Greece recorded exceptionally strong demand for the reopening of its existing 10-year government bond

Greece recorded exceptionally strong demand for the reopening of its existing 10-year government bond maturing in June 2036, with total bids reaching 36 billion euros, according to a statement by the Public Debt Management Agency (PDMA) published on the Athens Exchange. 

The Greek State raised 3 billion euros from the transaction.

The reopening of the 10-year benchmark bond is not primarily aimed at raising additional liquidity, but rather at strengthening the Greek sovereign yield curve and supporting activity in the secondary bond market.

Despite ongoing pressure across eurozone bond markets amid expectations that the European Central Bank will raise interest rates by 25 basis points on Thursday, June 11, the Greek market has continued to demonstrate resilience.

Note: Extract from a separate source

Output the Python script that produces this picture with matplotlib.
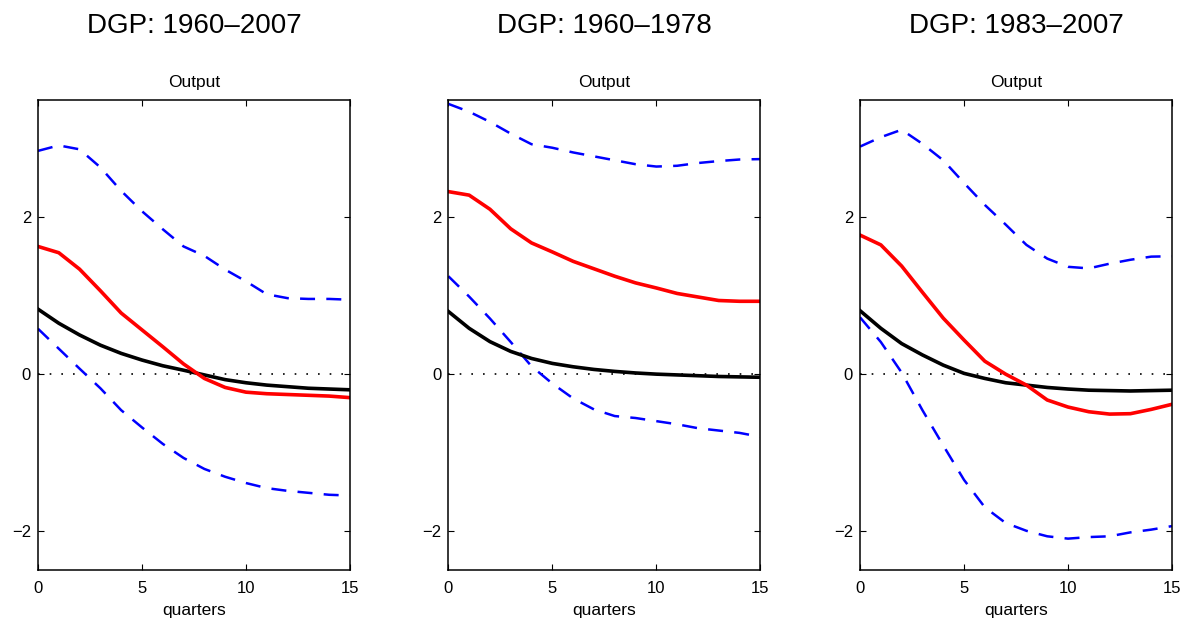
import numpy as np
import matplotlib.pyplot as plt

plt.rcParams['font.family'] = ['Liberation Sans', 'DejaVu Sans']

# horizon in quarters
quarters = np.arange(16)

titles = ['DGP: 1960\u20132007', 'DGP: 1960\u20131978', 'DGP: 1983\u20132007']

# panel 1: DGP 1960-2007
red_1 = [1.63, 1.55, 1.34, 1.065, 0.78, 0.565, 0.35, 0.13, -0.055, -0.17, -0.23, -0.25, -0.26, -0.27, -0.28, -0.30]
black_1 = [0.83, 0.65, 0.50, 0.37, 0.265, 0.18, 0.107, 0.05, -0.01, -0.07, -0.11, -0.14, -0.16, -0.18, -0.19, -0.20]
upper_1 = [2.85, 2.92, 2.87, 2.64, 2.34, 2.08, 1.85, 1.63, 1.51, 1.335, 1.185, 1.02, 0.97, 0.96, 0.96, 0.95]
lower_1 = [0.58, 0.325, 0.07, -0.18, -0.46, -0.68, -0.89, -1.07, -1.21, -1.31, -1.39, -1.455, -1.49, -1.515, -1.54, -1.55]

# panel 2: DGP 1960-1978
red_2 = [2.33, 2.285, 2.105, 1.855, 1.675, 1.56, 1.44, 1.345, 1.25, 1.165, 1.10, 1.03, 0.985, 0.94, 0.93, 0.93]
black_2 = [0.80, 0.585, 0.415, 0.29, 0.20, 0.137, 0.094, 0.06, 0.035, 0.015, 0.0, -0.01, -0.02, -0.03, -0.035, -0.04]
upper_2 = [3.45, 3.35, 3.22, 3.07, 2.935, 2.89, 2.83, 2.78, 2.73, 2.68, 2.65, 2.66, 2.695, 2.72, 2.74, 2.745]
lower_2 = [1.25, 0.99, 0.71, 0.41, 0.10, -0.12, -0.31, -0.45, -0.535, -0.56, -0.60, -0.64, -0.69, -0.72, -0.75, -0.80]

# panel 3: DGP 1983-2007
red_3 = [1.775, 1.65, 1.38, 1.045, 0.715, 0.435, 0.165, 0.0, -0.14, -0.33, -0.42, -0.48, -0.51, -0.505, -0.45, -0.385]
black_3 = [0.81, 0.585, 0.39, 0.245, 0.115, 0.01, -0.055, -0.11, -0.14, -0.17, -0.19, -0.205, -0.21, -0.215, -0.21, -0.205]
upper_3 = [2.905, 3.025, 3.12, 2.94, 2.73, 2.44, 2.16, 1.91, 1.65, 1.475, 1.37, 1.35, 1.41, 1.46, 1.50, 1.505]
lower_3 = [0.725, 0.41, 0.02, -0.46, -0.91, -1.35, -1.70, -1.90, -2.00, -2.07, -2.10, -2.08, -2.07, -2.02, -1.985, -1.94]

panels = [
    (red_1, black_1, upper_1, lower_1),
    (red_2, black_2, upper_2, lower_2),
    (red_3, black_3, upper_3, lower_3),
]

fig = plt.figure(figsize=(11.83, 6.19), dpi=100)

lefts = [0.0321, 0.379, 0.727]
width = 0.2637

for i, (red, black, upper, lower) in enumerate(panels):
    ax = fig.add_axes([lefts[i], 0.0792, width, 0.7593])

    # zero line
    ax.plot([0, 15], [0, 0], color='black', lw=1.2, linestyle=(0, (1, 6)))

    # confidence bands
    ax.plot(quarters, upper, color='blue', lw=1.8, dashes=(6, 4.5), dash_capstyle='butt')
    ax.plot(quarters, lower, color='blue', lw=1.8, dashes=(6, 4.5), dash_capstyle='butt')

    # responses
    ax.plot(quarters, black, color='black', lw=2.6)
    ax.plot(quarters, red, color='red', lw=2.6)

    ax.set_xlim(0, 15)
    ax.set_ylim(-2.5, 3.5)
    ax.set_xticks([0, 5, 10, 15])
    ax.set_yticks([-2, 0, 2])
    ax.tick_params(direction='in', length=4, width=0.8, top=True, right=True, labelsize=12)
    ax.tick_params(axis='x', pad=8)
    ax.tick_params(axis='y', pad=5)
    for s in ax.spines.values():
        s.set_linewidth(1.1)

    ax.set_title('Output', fontsize=12.5, pad=9)
    ax.set_xlabel('quarters', fontsize=12.5, labelpad=5)

    # big heading above each panel
    fig.text(lefts[i] + width / 2, 0.9467, titles[i], ha='center', va='baseline', fontsize=20)

plt.savefig('out.png', dpi=100)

The yield on the Greek 10-year benchmark stood at around 3.77% in the secondary market, only 78 basis points above the equivalent German Bund yield of 3.07%.

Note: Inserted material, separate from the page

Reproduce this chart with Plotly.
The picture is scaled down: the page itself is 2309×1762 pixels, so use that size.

Eurostat data released on Tuesday showed that Greece continues to record one of the lowest public debt servicing costs in the euro area.

Specifically, the cost of servicing Greek public debt declined marginally to 2.18% in 2025, from 2.27% in 2024, reflecting the long maturity profile and favourable structure of the country’s debt.
According to data published by the PDMA, the cost of servicing general government debt stood at 1.38% on a cash basis as of end-March 2026, including swaps, and at 1.84% when including swaps and deferred interest payments on European Financial Stability Facility (EFSF) loans.